AI cares about navigation, line of sight, and target evaluation. Hit boxes influence how AI aims and what it considers a “good shot.” Clearance affects pathfinding—if the mech’s footprint is large, it may need wider routes or different behavior in tight spaces. Reach and step influence attack selection: an AI with long reach should favor mid-range pokes and zone control; an AI with short reach should favor lunges, charges, or grapples.

Concept artists can support physics and AI by designing readable stances and stable silhouettes. If a mech is meant to be hard to topple, show low center-of-mass cues (wide hips, heavy feet, stabilizer fins). If a mech is meant to dodge, show lightweight cues (narrow torso, thruster jets, articulated ankles).

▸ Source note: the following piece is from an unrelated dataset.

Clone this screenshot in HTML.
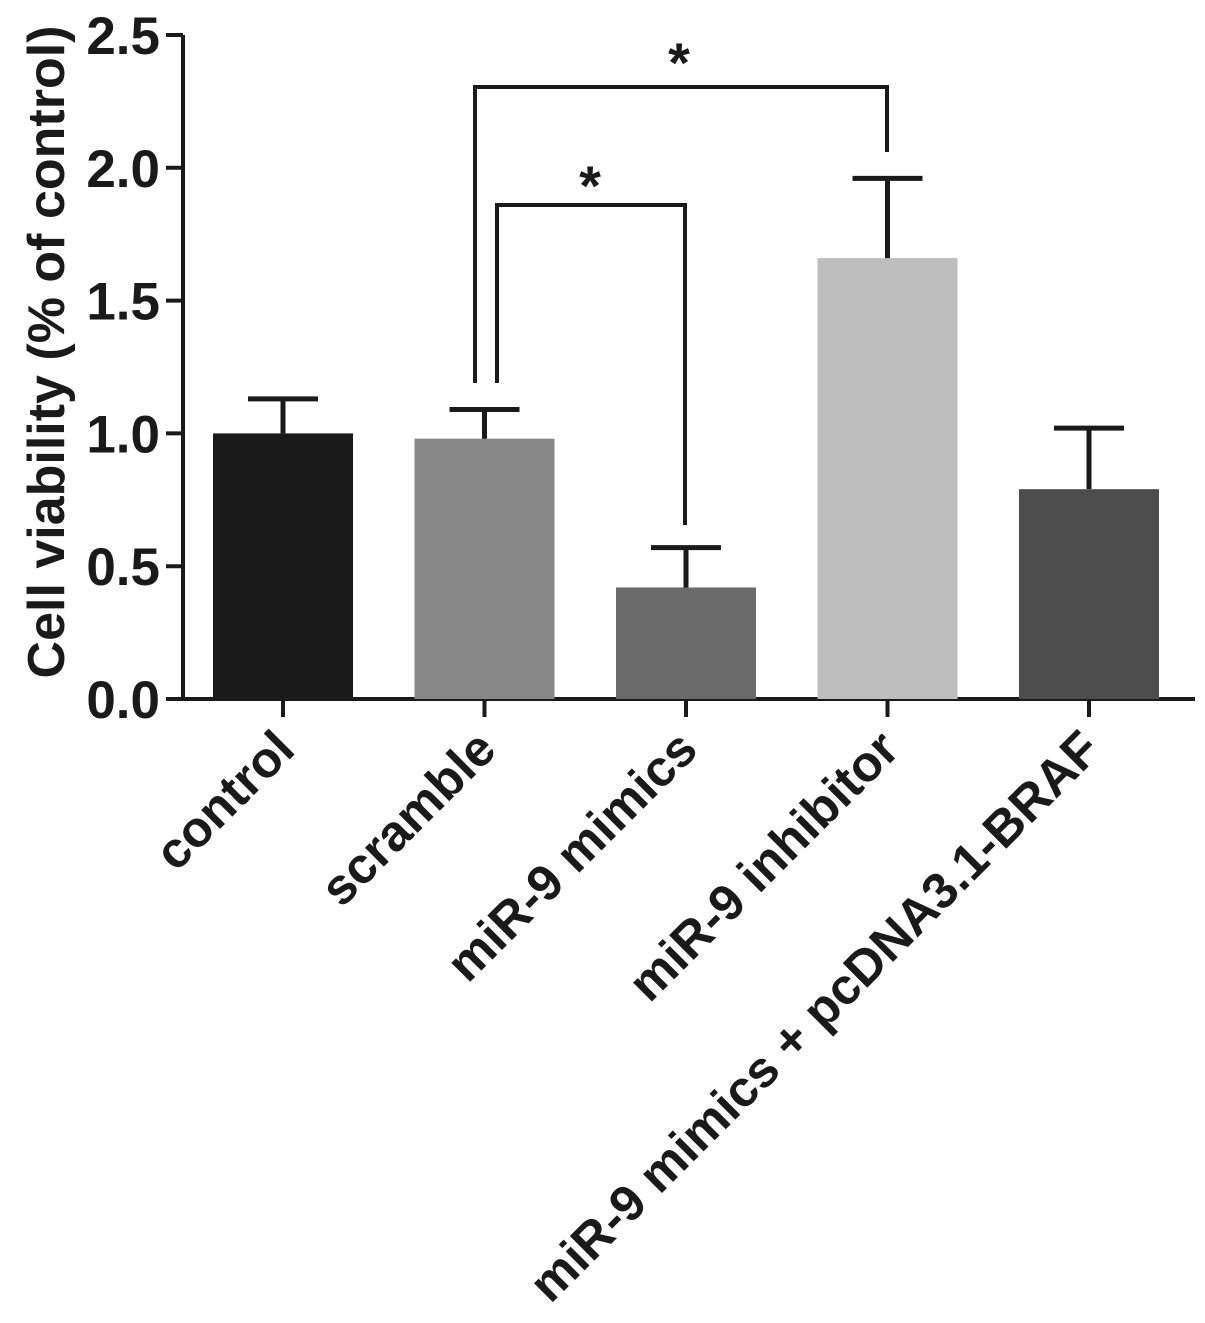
<!DOCTYPE html>
<html><head><meta charset="utf-8"><style>
body{margin:0;background:#fff;}
svg text{font-family:"Liberation Sans",Arial,sans-serif;font-weight:bold;fill:#1a1a1a;}
</style></head><body>
<svg id="chart" width="1205" height="1318"></svg>
<script>
const categories=["control","scramble","miR-9 mimics","miR-9 inhibitor","miR-9 mimics + pcDNA3.1-BRAF"];
const values=[1.0,0.98,0.42,1.66,0.79];
const errors=[0.13,0.11,0.15,0.30,0.23];
const colors=["#1a1a1a","#888888","#6b6b6b","#bdbdbd","#4d4d4d"];
const ticks=[0,0.5,1.0,1.5,2.0,2.5];
const tickLabels=["0.0","0.5","1.0","1.5","2.0","2.5"];
const NS="http://www.w3.org/2000/svg";
const svg=document.getElementById('chart');
const y0=699,ppu=265.6;
function yS(v){return y0-v*ppu;}
function xS(i){return 283+i*201.5;}
function mk(t,a,p){const e=document.createElementNS(NS,t);for(const k in a)e.setAttribute(k,a[k]);(p||svg).appendChild(e);return e;}
const ya=mk('line',{x1:183,y1:yS(2.5),x2:183,y2:y0+2,stroke:'#1a1a1a','stroke-width':4});


const xa=mk('line',{x1:166,y1:y0,x2:1195,y2:y0,stroke:'#1a1a1a','stroke-width':4});


ticks.forEach((t,i)=>{
  const l=mk('line',{x1:166,y1:yS(t),x2:183,y2:yS(t),stroke:'#1a1a1a','stroke-width':4});
  
  
  const tx=mk('text',{x:160,y:yS(t)+19,'text-anchor':'end','font-size':53});
  tx.textContent=tickLabels[i];
  
  
});
const yt=mk('text',{x:0,y:0,'text-anchor':'middle','font-size':52,transform:'translate(64,352) rotate(-90)'});
yt.textContent='Cell viability (% of control)';


categories.forEach((c,i)=>{
  const cx=xS(i);
  const b=mk('rect',{x:cx-70,y:yS(values[i]),width:140,height:y0-yS(values[i]),fill:colors[i]});
  
  
  const ytop=yS(values[i]+errors[i]);
  const e=mk('path',{d:`M${cx},${yS(values[i])}V${ytop}M${cx-35},${ytop}H${cx+35}`,stroke:'#1a1a1a','stroke-width':5,fill:'none'});
  
  
  const tk=mk('line',{x1:cx,y1:y0,x2:cx,y2:717,stroke:'#1a1a1a','stroke-width':4});
  
  
  const tx=mk('text',{x:0,y:0,'text-anchor':'end','font-size':50.5,transform:`translate(${cx+14},752) rotate(-45)`});
  tx.textContent=c;
  
  
});
const br1=mk('path',{d:`M497,383V205H685V525`,stroke:'#1a1a1a','stroke-width':4,fill:'none'});


const s1=mk('text',{x:590,y:205,'text-anchor':'middle','font-size':56});s1.textContent='*';


const br2=mk('path',{d:`M475,383V87H887V152`,stroke:'#1a1a1a','stroke-width':4,fill:'none'});


const s2=mk('text',{x:679,y:82,'text-anchor':'middle','font-size':56});s2.textContent='*';


</script>
</body></html>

How metrics connect to VFX and audio

VFX and audio turn metrics into feeling. A big step metric should read as ground impact: dust, debris, screen shake (where appropriate), and low-frequency audio. A long reach attack needs anticipation and contact feedback: trails, sparks, impact flashes, and a sound envelope that matches the swing.

Clearance and collision rules also need communication. If a backpack retracts to fit through doors, that needs a visual and audio cue so it doesn’t feel like clipping. If wings are cosmetic and do not collide, you may still want subtle VFX or motion to communicate that they are lightweight appendages.

Hit box clarity benefits from VFX too. Weak points can have distinct glow, smoke, or electrical flicker when damaged. Shields can have impact ripples that define the defensive volume. Audio can distinguish hits on armor versus hits on critical systems.

Concept artists can contribute by indicating where VFX “hooks” live: vents, thruster nozzles, heat seams, impact plates, and sensor arrays. These cues help the player understand metrics intuitively.

What to include in a metrics-minded concept package

A metrics-minded concept package does not need to be technical documentation, but it should include a few key pages that communicate space and behavior. A front/side/top footprint envelope tells the level team how the mech occupies space. A maximum reach pose tells animation and gameplay what the design expects. A few clearance callouts tell rigging and physics what parts retract, slide, or remain non-colliding. A weak-point diagram tells design and VFX where to place damage feedback.

On the concepting side, you can keep this light: one extra page of simple diagrams and a few sentences of intent. On the production side, you can make it more explicit: consistent proxy shapes, pivot markers, and clear notes about what is cosmetic versus gameplay-relevant.

A practical mindset: make metrics visible, not hidden

The strongest mecha designs make their gameplay truths visible. A long-reach mech looks long-reach. A heavy step sounds heavy and kicks up debris. A fragile weak point is readable and protected in a way that creates interesting play. When you design with metrics in mind, you are partnering with design, animation, rigging, physics, AI, VFX, and audio all at once, because you are designing the rules of the mech’s body.

If you remember one principle, make it this: every metric is a promise. Your concept should either visibly support that promise or clearly note where the game will simplify it. When you do that, your mechs feel consistent, fair, and powerful—because the whole team is building the same creature from the same measurements.